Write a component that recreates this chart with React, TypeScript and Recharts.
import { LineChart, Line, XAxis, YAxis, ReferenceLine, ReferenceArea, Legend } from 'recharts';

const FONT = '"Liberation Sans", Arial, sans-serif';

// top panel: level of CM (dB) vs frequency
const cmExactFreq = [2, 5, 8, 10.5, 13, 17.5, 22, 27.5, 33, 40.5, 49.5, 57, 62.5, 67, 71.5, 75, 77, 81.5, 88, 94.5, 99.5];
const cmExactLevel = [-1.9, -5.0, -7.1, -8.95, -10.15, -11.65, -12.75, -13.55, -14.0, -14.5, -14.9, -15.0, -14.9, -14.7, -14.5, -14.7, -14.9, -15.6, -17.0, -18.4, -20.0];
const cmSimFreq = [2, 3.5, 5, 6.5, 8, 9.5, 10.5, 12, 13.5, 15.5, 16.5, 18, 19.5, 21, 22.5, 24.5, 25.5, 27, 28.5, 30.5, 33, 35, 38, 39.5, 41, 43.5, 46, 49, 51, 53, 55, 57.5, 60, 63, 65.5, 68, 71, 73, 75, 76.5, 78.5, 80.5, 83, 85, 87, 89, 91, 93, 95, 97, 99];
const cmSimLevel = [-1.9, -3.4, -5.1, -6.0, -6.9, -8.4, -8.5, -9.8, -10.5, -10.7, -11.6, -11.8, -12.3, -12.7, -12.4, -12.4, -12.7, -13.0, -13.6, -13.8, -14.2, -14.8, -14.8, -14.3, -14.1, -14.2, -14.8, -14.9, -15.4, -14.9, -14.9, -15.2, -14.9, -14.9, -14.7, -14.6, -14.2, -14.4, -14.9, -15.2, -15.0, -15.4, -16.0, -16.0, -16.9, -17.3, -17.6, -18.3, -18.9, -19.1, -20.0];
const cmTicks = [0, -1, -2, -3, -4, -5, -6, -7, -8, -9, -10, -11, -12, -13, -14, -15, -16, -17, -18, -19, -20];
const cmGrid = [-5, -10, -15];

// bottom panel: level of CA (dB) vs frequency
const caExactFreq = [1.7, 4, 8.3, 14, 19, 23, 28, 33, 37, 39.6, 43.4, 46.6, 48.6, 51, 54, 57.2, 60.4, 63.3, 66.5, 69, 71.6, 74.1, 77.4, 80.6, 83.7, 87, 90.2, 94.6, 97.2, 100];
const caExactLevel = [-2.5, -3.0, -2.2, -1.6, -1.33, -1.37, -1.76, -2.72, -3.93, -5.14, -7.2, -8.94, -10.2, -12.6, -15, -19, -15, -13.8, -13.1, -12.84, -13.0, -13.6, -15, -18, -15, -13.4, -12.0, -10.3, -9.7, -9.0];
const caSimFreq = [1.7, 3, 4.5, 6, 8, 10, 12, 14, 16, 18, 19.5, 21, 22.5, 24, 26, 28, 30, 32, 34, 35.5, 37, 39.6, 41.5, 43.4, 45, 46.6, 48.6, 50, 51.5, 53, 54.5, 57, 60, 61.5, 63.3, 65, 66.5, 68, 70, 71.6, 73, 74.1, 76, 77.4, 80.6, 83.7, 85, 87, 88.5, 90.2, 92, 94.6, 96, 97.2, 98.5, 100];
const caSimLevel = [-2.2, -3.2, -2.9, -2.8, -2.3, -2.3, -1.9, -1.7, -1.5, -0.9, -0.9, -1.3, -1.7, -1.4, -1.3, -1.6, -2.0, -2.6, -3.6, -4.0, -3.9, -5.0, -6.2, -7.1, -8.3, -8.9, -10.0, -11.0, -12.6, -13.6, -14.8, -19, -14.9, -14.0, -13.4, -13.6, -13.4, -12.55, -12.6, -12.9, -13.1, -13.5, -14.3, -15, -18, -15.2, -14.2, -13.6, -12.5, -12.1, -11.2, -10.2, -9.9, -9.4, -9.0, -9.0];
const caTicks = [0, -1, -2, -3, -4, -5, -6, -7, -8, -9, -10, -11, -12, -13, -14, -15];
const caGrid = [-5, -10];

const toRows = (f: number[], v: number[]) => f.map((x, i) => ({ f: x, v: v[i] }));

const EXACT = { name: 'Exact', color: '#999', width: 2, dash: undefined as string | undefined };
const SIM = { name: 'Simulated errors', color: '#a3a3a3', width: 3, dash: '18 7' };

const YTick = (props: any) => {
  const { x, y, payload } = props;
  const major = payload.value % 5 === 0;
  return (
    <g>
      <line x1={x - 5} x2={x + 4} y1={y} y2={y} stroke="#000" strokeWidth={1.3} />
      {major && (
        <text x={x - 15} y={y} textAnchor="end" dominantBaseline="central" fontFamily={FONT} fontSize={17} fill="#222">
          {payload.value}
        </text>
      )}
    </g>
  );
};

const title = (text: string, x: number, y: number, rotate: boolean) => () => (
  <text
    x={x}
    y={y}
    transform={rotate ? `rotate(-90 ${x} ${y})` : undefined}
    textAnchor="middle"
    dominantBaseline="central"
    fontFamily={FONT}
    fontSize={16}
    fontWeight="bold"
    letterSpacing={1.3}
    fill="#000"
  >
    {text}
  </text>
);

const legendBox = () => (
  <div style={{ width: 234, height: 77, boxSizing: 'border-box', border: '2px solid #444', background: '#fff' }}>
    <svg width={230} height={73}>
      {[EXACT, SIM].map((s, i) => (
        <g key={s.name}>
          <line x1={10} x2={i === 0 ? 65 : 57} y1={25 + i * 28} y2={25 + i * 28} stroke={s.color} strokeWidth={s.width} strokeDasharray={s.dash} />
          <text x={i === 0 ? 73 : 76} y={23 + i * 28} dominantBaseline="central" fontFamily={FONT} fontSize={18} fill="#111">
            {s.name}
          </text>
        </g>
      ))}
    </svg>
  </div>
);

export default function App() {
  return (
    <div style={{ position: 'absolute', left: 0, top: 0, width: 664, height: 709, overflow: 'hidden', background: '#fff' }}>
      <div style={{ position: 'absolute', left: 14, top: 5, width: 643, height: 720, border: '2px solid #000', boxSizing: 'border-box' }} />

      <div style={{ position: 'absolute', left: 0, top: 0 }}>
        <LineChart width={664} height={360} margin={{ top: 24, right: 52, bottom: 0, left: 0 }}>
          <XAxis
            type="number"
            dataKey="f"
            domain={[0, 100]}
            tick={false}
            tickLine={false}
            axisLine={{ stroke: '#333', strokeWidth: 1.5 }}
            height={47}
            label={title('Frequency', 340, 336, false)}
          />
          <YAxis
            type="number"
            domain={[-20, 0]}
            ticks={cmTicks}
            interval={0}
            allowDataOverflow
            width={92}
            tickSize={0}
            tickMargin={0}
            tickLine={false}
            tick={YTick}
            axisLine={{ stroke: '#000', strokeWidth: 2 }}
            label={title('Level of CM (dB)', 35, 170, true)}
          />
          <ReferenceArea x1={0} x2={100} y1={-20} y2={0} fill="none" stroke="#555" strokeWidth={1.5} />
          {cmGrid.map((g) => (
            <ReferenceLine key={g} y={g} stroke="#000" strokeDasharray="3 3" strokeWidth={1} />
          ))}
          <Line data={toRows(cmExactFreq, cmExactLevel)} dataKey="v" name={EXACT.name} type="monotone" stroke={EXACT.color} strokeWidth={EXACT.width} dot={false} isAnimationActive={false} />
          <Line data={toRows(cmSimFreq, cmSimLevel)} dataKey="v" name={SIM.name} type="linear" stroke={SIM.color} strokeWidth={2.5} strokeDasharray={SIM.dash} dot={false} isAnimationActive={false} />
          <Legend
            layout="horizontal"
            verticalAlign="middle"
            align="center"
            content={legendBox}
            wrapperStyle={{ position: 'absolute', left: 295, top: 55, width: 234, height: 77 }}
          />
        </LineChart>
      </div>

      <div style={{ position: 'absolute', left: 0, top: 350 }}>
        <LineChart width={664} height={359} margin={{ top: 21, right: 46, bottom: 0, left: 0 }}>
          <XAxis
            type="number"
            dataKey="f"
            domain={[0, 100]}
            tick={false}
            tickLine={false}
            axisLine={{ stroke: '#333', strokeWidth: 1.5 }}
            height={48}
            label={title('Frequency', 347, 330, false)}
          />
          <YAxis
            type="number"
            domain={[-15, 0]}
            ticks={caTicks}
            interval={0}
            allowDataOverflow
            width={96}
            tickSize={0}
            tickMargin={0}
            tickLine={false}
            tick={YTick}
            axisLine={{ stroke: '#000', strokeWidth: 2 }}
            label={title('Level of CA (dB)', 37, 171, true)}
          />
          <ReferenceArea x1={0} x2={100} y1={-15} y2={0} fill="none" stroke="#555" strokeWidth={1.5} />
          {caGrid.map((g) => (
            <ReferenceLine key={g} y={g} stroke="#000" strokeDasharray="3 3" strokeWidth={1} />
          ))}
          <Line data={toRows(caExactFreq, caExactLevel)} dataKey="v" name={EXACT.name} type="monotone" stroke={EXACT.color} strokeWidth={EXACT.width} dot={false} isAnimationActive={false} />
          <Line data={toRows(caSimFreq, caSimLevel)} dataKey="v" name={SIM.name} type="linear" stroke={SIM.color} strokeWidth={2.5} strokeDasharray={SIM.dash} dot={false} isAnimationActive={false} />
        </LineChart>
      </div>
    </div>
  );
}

────────────────

TASK INSTRUCTIONS »
Only the lines from the beginning of the material above through the line with "const cmGrid = [-5, -10, -15];" are wanted; extract them exactly.

TASK RESULT »
Write a component that recreates this chart with React, TypeScript and Recharts.
import { LineChart, Line, XAxis, YAxis, ReferenceLine, ReferenceArea, Legend } from 'recharts';

const FONT = '"Liberation Sans", Arial, sans-serif';

// top panel: level of CM (dB) vs frequency
const cmExactFreq = [2, 5, 8, 10.5, 13, 17.5, 22, 27.5, 33, 40.5, 49.5, 57, 62.5, 67, 71.5, 75, 77, 81.5, 88, 94.5, 99.5];
const cmExactLevel = [-1.9, -5.0, -7.1, -8.95, -10.15, -11.65, -12.75, -13.55, -14.0, -14.5, -14.9, -15.0, -14.9, -14.7, -14.5, -14.7, -14.9, -15.6, -17.0, -18.4, -20.0];
const cmSimFreq = [2, 3.5, 5, 6.5, 8, 9.5, 10.5, 12, 13.5, 15.5, 16.5, 18, 19.5, 21, 22.5, 24.5, 25.5, 27, 28.5, 30.5, 33, 35, 38, 39.5, 41, 43.5, 46, 49, 51, 53, 55, 57.5, 60, 63, 65.5, 68, 71, 73, 75, 76.5, 78.5, 80.5, 83, 85, 87, 89, 91, 93, 95, 97, 99];
const cmSimLevel = [-1.9, -3.4, -5.1, -6.0, -6.9, -8.4, -8.5, -9.8, -10.5, -10.7, -11.6, -11.8, -12.3, -12.7, -12.4, -12.4, -12.7, -13.0, -13.6, -13.8, -14.2, -14.8, -14.8, -14.3, -14.1, -14.2, -14.8, -14.9, -15.4, -14.9, -14.9, -15.2, -14.9, -14.9, -14.7, -14.6, -14.2, -14.4, -14.9, -15.2, -15.0, -15.4, -16.0, -16.0, -16.9, -17.3, -17.6, -18.3, -18.9, -19.1, -20.0];
const cmTicks = [0, -1, -2, -3, -4, -5, -6, -7, -8, -9, -10, -11, -12, -13, -14, -15, -16, -17, -18, -19, -20];
const cmGrid = [-5, -10, -15];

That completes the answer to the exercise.